Her photo…man she’s good.

DO put these in cupcake liners! They are pretty crumbly without them. I love that these are grain-free. They make your tummy happy. ;)


  • 225 grams (~2½ cups) blanched almond flour (not almond meal or any other type of flour)
  • 1 teaspoon baking soda
  • ¼ teaspoon salt
  • 2 eggs
  • 6 tablespoons (120 grams) honey
  • 65 grams coconut oil, melted (~4½ tbsp)
  • 2 teaspoons lemon extract
  • zest of 3 lemons
  • 170 grams (1¼ cup) fresh blueberries*
  • sliced almonds, optional


  1. Preheat your oven to 350°F / 175°C. Line a 12 cup muffin tin with muffin liners.
  2. Combine the almond flour, baking soda and salt in a medium bowl. In another medium bowl, combine the eggs, honey, melted coconut oil, lemon extract and zest.
  3. Fold the almond flour mixture into the wet mixture and then fold in the blueberries.
  4. Fill each of the 12 liners about halfway. If you like, sprinkle some sliced almonds over the top.
  5. Bake for 20 minutes. A toothpick inserted in the middle should come out clean and they should be golden brown. Immediately turn out onto a wire rack to cool. They tend to get greasy if you let them sit in the pan.

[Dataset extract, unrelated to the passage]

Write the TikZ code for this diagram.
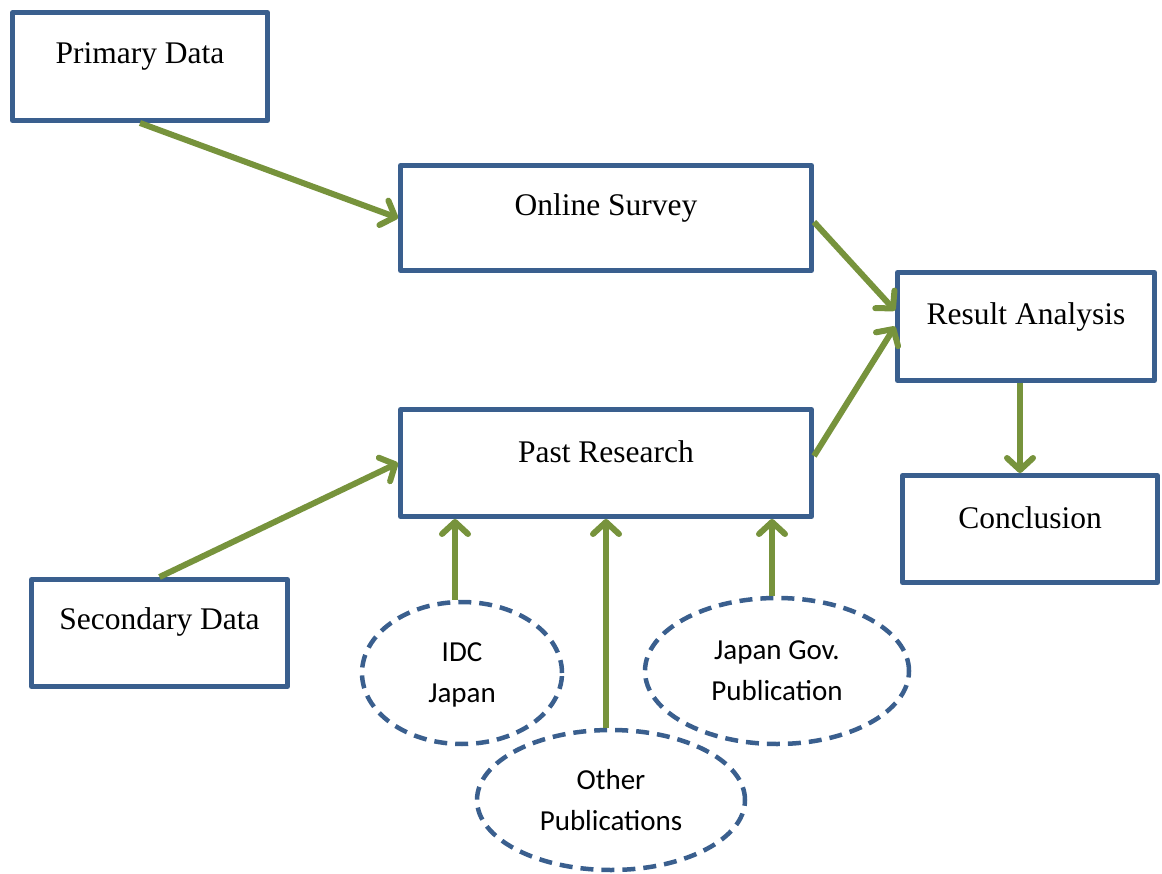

  • I’ve tried these with frozen blueberries, which is what I normally use in my muffins, but they came out soggy. So use fresh!
  • German bakers: I use Suntree gemahlen Kalifornische Mandelkern from Kaufland. They come in little 59 cent 100 gram bags. I’ve seen this brand elsewhere. I don’t know if other brands work so I’m sticking with this one!